Son cas était particulièrement non déplorable d'après elle, Armand n'en croyait pas un mot. Il l'a convainquit de la laisser l'aimer, et de lui redonner goût à la vie. Celle-ci n'en fit rien, mais accepta. Et ainsi naquit leur amour.

Je fermais le bouquin, déjà abîmé, signe qu'il avait déjà été lu à plusieurs reprises. Je fermai les yeux, imaginant ce certain Armand en pleur devant l'état pathétique de Marguerite, qui elle ne voulait pas être plainte. Il l'aimait d'un amour sincère, et rien, ni sa maladie, ni son rejet, ni sa froideur n'aurait pu altérer son jugement sur elle.

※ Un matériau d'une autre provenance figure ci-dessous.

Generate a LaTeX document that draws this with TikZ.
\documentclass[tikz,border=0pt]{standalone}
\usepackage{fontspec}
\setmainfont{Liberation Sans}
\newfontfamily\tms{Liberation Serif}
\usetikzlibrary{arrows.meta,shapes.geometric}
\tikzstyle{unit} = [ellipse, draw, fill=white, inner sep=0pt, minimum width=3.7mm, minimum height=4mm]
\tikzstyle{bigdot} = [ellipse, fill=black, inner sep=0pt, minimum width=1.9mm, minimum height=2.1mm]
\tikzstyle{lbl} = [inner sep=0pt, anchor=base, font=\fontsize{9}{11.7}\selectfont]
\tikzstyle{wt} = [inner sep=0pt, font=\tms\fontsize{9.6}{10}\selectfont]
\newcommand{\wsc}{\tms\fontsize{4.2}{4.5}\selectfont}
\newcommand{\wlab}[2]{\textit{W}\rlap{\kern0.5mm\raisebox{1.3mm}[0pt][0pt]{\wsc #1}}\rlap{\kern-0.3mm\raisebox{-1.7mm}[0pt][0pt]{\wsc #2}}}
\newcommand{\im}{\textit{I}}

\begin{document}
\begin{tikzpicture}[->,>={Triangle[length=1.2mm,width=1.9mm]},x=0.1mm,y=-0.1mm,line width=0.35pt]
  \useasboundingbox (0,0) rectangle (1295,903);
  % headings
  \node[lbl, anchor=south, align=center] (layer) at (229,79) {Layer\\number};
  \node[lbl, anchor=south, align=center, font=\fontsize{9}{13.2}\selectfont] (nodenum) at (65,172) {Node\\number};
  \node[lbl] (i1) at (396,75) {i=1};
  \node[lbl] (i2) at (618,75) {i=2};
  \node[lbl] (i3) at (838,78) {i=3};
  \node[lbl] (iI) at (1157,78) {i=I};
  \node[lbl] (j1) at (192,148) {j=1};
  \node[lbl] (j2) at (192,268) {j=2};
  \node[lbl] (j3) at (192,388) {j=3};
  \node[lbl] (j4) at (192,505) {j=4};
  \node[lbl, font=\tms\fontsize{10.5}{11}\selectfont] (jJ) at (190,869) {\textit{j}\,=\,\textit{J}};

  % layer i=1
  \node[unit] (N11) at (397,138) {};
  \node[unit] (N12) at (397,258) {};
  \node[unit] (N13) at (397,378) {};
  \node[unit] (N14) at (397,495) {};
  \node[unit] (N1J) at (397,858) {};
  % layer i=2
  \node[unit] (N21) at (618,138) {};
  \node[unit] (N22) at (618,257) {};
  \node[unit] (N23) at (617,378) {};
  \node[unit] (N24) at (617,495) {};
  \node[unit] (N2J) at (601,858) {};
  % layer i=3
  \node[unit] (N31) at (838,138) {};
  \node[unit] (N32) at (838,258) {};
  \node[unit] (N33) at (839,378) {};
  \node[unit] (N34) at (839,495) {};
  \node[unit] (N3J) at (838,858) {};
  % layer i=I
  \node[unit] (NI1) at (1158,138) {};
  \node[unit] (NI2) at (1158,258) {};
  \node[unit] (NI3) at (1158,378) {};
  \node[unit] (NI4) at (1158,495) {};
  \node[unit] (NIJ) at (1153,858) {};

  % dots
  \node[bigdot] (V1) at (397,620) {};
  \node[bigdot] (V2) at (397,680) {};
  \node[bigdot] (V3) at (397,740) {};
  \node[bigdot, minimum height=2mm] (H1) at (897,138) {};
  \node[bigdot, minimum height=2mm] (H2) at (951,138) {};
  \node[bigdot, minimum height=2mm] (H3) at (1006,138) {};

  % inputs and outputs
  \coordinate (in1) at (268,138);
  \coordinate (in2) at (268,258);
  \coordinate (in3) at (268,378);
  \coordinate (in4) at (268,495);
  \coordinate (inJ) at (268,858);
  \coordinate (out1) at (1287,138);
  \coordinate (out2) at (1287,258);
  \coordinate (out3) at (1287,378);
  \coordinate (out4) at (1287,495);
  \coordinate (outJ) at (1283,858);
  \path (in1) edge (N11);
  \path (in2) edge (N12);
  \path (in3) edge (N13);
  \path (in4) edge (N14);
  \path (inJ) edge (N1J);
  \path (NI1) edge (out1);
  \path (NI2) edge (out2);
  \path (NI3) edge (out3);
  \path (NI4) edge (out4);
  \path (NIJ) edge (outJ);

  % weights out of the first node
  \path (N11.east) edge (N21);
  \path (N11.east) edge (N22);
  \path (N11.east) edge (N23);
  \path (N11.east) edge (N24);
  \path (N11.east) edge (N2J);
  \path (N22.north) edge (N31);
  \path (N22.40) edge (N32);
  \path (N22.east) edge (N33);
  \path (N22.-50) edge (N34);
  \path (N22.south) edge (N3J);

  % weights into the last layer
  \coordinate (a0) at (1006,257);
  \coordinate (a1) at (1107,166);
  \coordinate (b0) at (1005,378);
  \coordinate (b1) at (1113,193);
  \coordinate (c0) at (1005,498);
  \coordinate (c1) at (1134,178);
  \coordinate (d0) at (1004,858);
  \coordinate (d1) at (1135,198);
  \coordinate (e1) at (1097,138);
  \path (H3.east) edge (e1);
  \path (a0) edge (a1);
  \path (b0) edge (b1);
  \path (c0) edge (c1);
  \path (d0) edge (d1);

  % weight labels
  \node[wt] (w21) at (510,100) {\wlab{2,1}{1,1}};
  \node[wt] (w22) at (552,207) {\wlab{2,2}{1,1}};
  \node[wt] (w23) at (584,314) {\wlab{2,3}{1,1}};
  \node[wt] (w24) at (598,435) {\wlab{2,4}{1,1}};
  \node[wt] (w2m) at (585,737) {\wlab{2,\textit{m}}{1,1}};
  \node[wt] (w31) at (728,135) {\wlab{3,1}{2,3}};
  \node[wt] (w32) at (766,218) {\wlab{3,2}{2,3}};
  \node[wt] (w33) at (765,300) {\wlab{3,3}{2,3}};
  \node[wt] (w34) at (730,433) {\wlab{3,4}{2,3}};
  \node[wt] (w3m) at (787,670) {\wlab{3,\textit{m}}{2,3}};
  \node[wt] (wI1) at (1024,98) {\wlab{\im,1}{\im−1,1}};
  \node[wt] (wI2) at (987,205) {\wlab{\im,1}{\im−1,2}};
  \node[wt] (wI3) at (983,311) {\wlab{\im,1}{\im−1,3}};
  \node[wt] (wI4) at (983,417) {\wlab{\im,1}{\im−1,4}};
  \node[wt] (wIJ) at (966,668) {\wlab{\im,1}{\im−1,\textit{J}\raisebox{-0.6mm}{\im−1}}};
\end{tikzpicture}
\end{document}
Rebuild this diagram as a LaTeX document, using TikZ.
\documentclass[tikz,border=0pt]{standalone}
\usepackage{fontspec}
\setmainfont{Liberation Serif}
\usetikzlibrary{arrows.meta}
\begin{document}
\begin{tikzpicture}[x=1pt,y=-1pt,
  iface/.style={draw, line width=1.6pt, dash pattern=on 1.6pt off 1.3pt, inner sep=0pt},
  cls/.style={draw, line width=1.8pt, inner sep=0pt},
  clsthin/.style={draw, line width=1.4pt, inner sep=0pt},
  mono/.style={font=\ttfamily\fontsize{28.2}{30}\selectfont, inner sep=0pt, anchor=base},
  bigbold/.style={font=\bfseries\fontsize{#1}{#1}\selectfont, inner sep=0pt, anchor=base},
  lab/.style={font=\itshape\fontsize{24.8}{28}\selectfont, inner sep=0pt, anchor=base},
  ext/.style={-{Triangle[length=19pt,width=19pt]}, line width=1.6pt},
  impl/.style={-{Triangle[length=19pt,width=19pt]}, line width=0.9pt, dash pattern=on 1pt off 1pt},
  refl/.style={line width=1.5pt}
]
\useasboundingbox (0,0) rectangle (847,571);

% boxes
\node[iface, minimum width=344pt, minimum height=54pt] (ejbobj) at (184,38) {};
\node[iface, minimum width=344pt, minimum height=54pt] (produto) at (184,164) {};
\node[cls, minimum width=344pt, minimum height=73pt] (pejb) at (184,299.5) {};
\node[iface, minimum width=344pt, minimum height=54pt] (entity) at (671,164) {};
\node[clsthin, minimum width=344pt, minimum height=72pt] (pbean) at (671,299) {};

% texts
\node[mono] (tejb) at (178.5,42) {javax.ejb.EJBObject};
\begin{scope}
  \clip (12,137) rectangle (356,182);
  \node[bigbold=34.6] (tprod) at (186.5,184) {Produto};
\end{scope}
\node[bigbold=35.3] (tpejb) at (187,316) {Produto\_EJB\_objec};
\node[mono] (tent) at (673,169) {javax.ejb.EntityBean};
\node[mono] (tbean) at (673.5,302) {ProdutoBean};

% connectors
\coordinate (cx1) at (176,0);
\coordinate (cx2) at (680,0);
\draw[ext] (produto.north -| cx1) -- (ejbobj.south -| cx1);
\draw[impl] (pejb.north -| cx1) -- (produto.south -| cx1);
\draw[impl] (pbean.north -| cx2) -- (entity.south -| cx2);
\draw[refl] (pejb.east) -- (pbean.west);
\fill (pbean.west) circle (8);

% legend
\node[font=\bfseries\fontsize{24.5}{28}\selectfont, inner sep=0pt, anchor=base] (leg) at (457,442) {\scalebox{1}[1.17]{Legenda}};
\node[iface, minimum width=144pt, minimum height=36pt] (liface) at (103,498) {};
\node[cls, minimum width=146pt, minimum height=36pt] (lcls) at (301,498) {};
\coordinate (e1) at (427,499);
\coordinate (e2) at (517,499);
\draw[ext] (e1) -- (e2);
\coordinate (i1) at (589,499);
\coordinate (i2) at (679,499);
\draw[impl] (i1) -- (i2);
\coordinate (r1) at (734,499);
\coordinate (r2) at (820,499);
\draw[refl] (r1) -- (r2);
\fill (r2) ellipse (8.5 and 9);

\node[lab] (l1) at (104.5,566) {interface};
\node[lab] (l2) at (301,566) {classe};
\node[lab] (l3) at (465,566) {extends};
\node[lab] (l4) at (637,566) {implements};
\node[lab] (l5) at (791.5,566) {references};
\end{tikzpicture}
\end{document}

Je rouvrais mes yeux et me levais de mon lit. Je sortis de ma chambre et rentrai dans la salle de bain. Je me déshabillai tout en espérant que je puisse vivre cet amour passionnel un jour. Je rentrai dans la baignoire et allumai l'eau. Sa fraîcheur me refroidit immédiatement. Tandis que l'eau fraîche s'écrasait sur les cheveux, un autre sujet me vint en tête. Demain serait la rentrée. Je reverrais cet enflure de Pierre, et tous les autres. Je passais le savon sur mon corps, l'eau coulant toujours à flot, mais quelque peu réchauffée. Il ne me restait plus que deux ans dans ce bahut, et la prison serait terminée. J'aurais dix-huit ans à la fin du lycée, et je pourrais démarrer ma vie. Je sortirais de cet endroit sinistre, de cet ville épuisante, et de cet épuisant nuage d'ennui. Je fermai le robinet, et sortis de la douche. J'attrapai une serviette et me séchai rapidement avant de l'accrocher autour de ma taille. J'ouvris la porte et, n'entendant aucun bruit, je traversai le couloir reliant la salle de bain à ma chambre. Je rentrai à l'intérieur de cette dernière, et soufflai. En face de moi se trouvait ma baie vitrée, et juste derrière, il y avait la sienne. Pourtant, il n'y avait aucun mouvement, et aucun signe de vie. Je pris un t-shirt large blanc, un boxer noir, et un jogging noir qui j'enfilai. Je sortis sur le balcon étroit, et regardai en face, espérant voir Lenny apparaître. Mais ses volets étaient fermés, et aucune lumière n'en émanait. Cette fille m'intriguait au plus haut point, autant par son attitude mystérieuse que par son répondant étonnant. Mais ce qui m'attirait le plus, c'était les mystères qui regorgeaient en elle. Elle ne parlait pas d'elle, ne se plaignait jamais, ne me racontait pas pourquoi elle avait quitté subitement sa maison. Elle m'a juste donné un livre, sensé répondre à mes questions. Mais, malgré que ce livre me questionne également, je ne vois pas en quoi il m'aiderai à en savoir plus sur cette adolescente. C'est comme si ce roman éloignait encore plus la vérité de moi.